Nous quittâmes Sonvillier aux approches de la nuit, accompagnés un bout de chemin par un groupe de socialistes du Vallon ; quand nous arrivâmes à Renan, la neige déjà commençait à tomber, et bientôt elle fit rage, poussée par des rafales de vent d’ouest. En un instant toute la campagne fut blanche ; et, à mesure que nous nous élevions dans le chemin qui mène à la Cibourg, les flocons, toujours plus serrés, formaient une nappe de plus en plus épaisse, où nous enfoncions toujours plus profondément. La nuit était venue. Pendant les premiers quarts d’heure, nous avions pris l’aventure en riant : nous chantions, nous échangions des plaisanteries ; mais, la marche se faisant fort pénible, et la neige, qui continuait à tomber sans relâche, rendant notre allure de plus en plus lente, la fatigue eut raison de notre gaîté.

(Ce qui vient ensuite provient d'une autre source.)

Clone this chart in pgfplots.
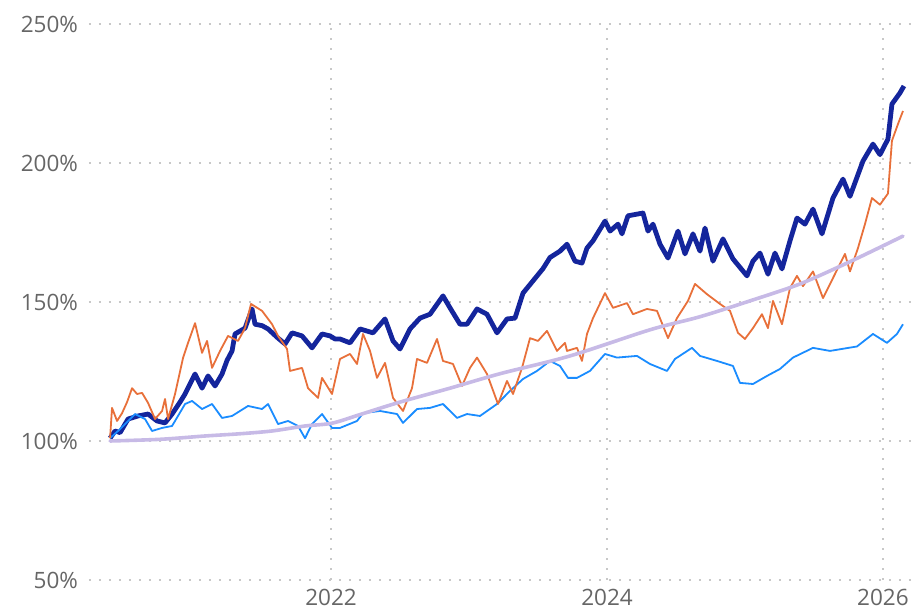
\documentclass[border=0pt]{standalone}
\usepackage{pgfplots}
\pgfplotsset{compat=1.18}
\usepackage{pgfplotstable}
\usepackage{fontspec}
\setmainfont{Open Sans}
\definecolor{navy}{HTML}{14259C}
\definecolor{orng}{HTML}{E8703A}
\definecolor{lblue}{HTML}{1A8CFF}
\definecolor{lav}{HTML}{C7BAE6}
\definecolor{txt}{HTML}{666666}
\definecolor{grd}{HTML}{C8C8C8}

% x column: horizontal position (px of reference), y: value in %
\pgfplotstableread{
px v
110 101
115 103.6
120 103
128 107.9
138 109
148 109.7
157 107.2
165 106.5
172 109.7
180 114
185 116.9
195 124.1
202 119
208 123.4
215 119.8
222 124.1
227 129
232 132.4
235 138.5
245 140.6
252 147.5
255 142
262 141.5
268 140.3
278 137
285 134.9
292 138.9
302 137.8
312 133.5
322 138.5
330 137.8
335 136.7
340 136.7
350 135.3
360 140.3
373 138.9
385 143.9
393 136
400 133.1
410 140.3
420 144.2
430 145.6
443 152.2
450 147.9
460 142
467 142
477 147.5
487 145.6
497 138.9
507 143.9
515 144.2
523 153.2
533 157.6
543 162
550 166
560 168.3
567 170.8
575 164.7
582 164
587 169.4
593 172
605 179.1
610 175.5
618 178
622 174.5
628 181
643 182
648 175.5
653 178
660 170.8
668 165.8
678 175.5
685 167.3
693 174.5
700 168.3
705 176.6
713 164.7
723 172.7
733 165.5
747 159.4
753 164.7
760 167.6
768 160
775 167.6
782 161.9
790 172
797 180.2
805 178
813 183.4
822 174.5
833 187.4
843 194.2
850 188
863 200.7
873 206.8
880 203
888 208.6
892 221.2
900 225.2
904 227.7
}\navydata

\pgfplotstableread{
px v
110 101
118 103.6
128 107.2
135 109.7
145 107.9
152 103.6
162 104.7
172 105.4
185 113.3
192 114.4
202 111.5
212 113.3
222 108.3
232 109
248 112.6
262 111.5
268 113.3
278 106.1
288 107.2
298 105.4
305 101
312 106.1
322 109.7
332 104.7
340 104.7
357 107.2
363 110
380 110.8
397 109.7
403 106.5
417 111.5
430 111.9
443 113.3
457 108.3
467 109.7
480 109
497 113.3
510 118
523 122.3
537 125.2
550 128.8
560 127
568 122.7
577 122.7
590 125.2
605 131.3
617 130
637 130.6
650 127.7
667 125.2
675 129.5
692 133.5
700 130.6
717 128.8
733 127
740 120.9
753 120.5
767 123.4
780 125.9
793 130
813 133.5
830 132.4
857 134
873 138.5
887 135.3
897 138.5
903 142
}\bluedata

\pgfplotstableread{
px v
110 101
112 111.9
117 107.2
122 110
127 114
132 119
137 116.9
142 117.3
148 113.7
155 107.9
162 110.8
165 115.1
168 107.9
175 116.9
183 129.9
188 135.3
195 142.4
202 131.7
207 136
212 126.3
220 132.4
228 137.8
238 136
245 140.6
251 149.3
262 146.8
272 142
278 137.8
287 133.1
290 125.2
302 126.3
308 119
318 115.5
322 122.7
332 116.9
340 129.5
350 131.3
357 127.7
363 138.5
370 132.4
377 122.7
385 128.1
393 115.5
403 110.8
412 119
417 129.5
427 128.1
437 136.7
443 128.8
453 127.7
462 119.8
470 126.3
477 130
487 124.1
498 113.3
507 121.6
513 116.9
522 126.3
530 137
538 136
547 139.6
557 132.4
565 135.3
567 132.4
577 133.5
582 128.8
587 138.5
593 144.2
605 153.2
613 147.9
627 149.6
633 145.6
647 147.5
657 146.8
668 137
677 144.2
688 150.4
695 156.5
707 152.8
720 149.3
730 146.8
738 138.9
745 136.7
753 140.6
762 145.6
768 140.6
773 150.4
782 142
790 155
797 159.4
803 155.7
813 161
823 151.4
833 158.6
845 167.3
850 161
858 169.4
865 178
872 187.4
880 185
888 189
892 208
898 214
903 218.7
}\orangedata

\pgfplotstableread{
px v
110 100
160 100.6
205 101.8
240 102.6
272 103.6
305 105.4
332 106.4
360 109.5
400 114
450 119
500 124.2
570 130.6
650 140
700 144.7
750 150.4
800 156.5
850 164.5
903 173.7
}\lavdata

\begin{document}
\begin{tikzpicture}
\begin{axis}[
  scale only axis,
  width=413bp, height=278bp,
  xmin=2020.246, xmax=2026.232,
  ymin=50, ymax=250,
  xtick={2022,2024,2026},
  xticklabels={2022,2024,2026},
  ytick={50,100,150,200,250},
  yticklabel={\pgfmathprintnumber{\tick}\%},
  /pgf/number format/assume math mode=true,
  axis line style={draw=none},
  tick style={draw=none},
  xmajorgrids, ymajorgrids,
  grid style={grd, line width=0.9bp, dash pattern=on 0.9bp off 4.1bp},
  ticklabel style={font=\fontsize{11.3}{13}\selectfont, text=txt},
  yticklabel style={xshift=-2bp},
  xticklabel style={yshift=-1bp},
  clip=false,
]
\addplot[navy, line width=2.4bp, line join=round] table[x expr={2022+(\thisrow{px}-331)/138}, y=v] {\navydata};
\addplot[lblue, line width=0.9bp, line join=round] table[x expr={2022+(\thisrow{px}-331)/138}, y=v] {\bluedata};
\addplot[orng, line width=0.9bp, line join=round] table[x expr={2022+(\thisrow{px}-331)/138}, y=v] {\orangedata};
\addplot[lav, line width=1.8bp, line cap=round, smooth] table[x expr={2022+(\thisrow{px}-331)/138}, y=v] {\lavdata};
\end{axis}
\pgfresetboundingbox
\path[use as bounding box] (current axis.south west) ++(-44.5bp,-15.5bp) rectangle ([yshift=12bp]current axis.north east);
\end{tikzpicture}
\end{document}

Cette montée du col de la Cibourg — ce col que j’avais traversé en sens inverse, avec Spichiger et Collier, par une charmante matinée de mai 1869, pour aller rendre visite à Schwitzguébel — était vraiment lugubre, par une nuit noire d’hiver ; nous nous demandions si nous en viendrions à bout, si nous réussirions à gagner la Chaux-de-Fonds, ou si nous resterions en panne, échoués dans quelque « menée »[1]. Après deux heures environ de lutte contre la neige, le vent, le froid glacial, nous nous trouvâmes enfin sur le plateau qui forme le sommet du col, mouillés jusqu’aux os, transis, essoufflés, mais résolus tout de même. Seulement, sur cette vaste étendue déserte, on ne voyait plus de chemin : tout étant recouvert d’un linceul uniforme, nous risquions de ne pas reconnaître la direction à suivre, et nous ne savions comment nous orienter. Heureusement, des camarades, qui avaient de bons yeux, distinguèrent dans l’obscurité les perches indicatrices échelonnées le long de la route : assurés ainsi d’être dans la bonne voie, et de ne pas courir le risque de la perdre, nous avançâmes à la file indienne, allant d’une perche à l’autre. Le plateau traversé, nous étions au commencement de la descente : de là, nous n’avions plus qu’une heure de marche environ pour atteindre la Chaux-de F’onds. Nous arrivâmes au grand village fort tard ; il nous fallut le parcourir dans presque toute sa longueur, pour trouver enfin un abri au café Von Kænel, rue du Stand. Chez Von Kænel, Spichiger et Guesde nous attendaient depuis longtemps, fort inquiets, avec quelques camarades ; ils poussèrent des exclamations d’horreur en voyant dans quel équipage nous arrivions. Sur-le-champ on alluma un grand feu dans la salle à manger ; des matelas furent étendus dans une pièce attenante, avec des draps et tout ce qu’il fallait pour faire des lits ; nous enlevâmes là nos

  1. Monceau de neige accumulée par le vent.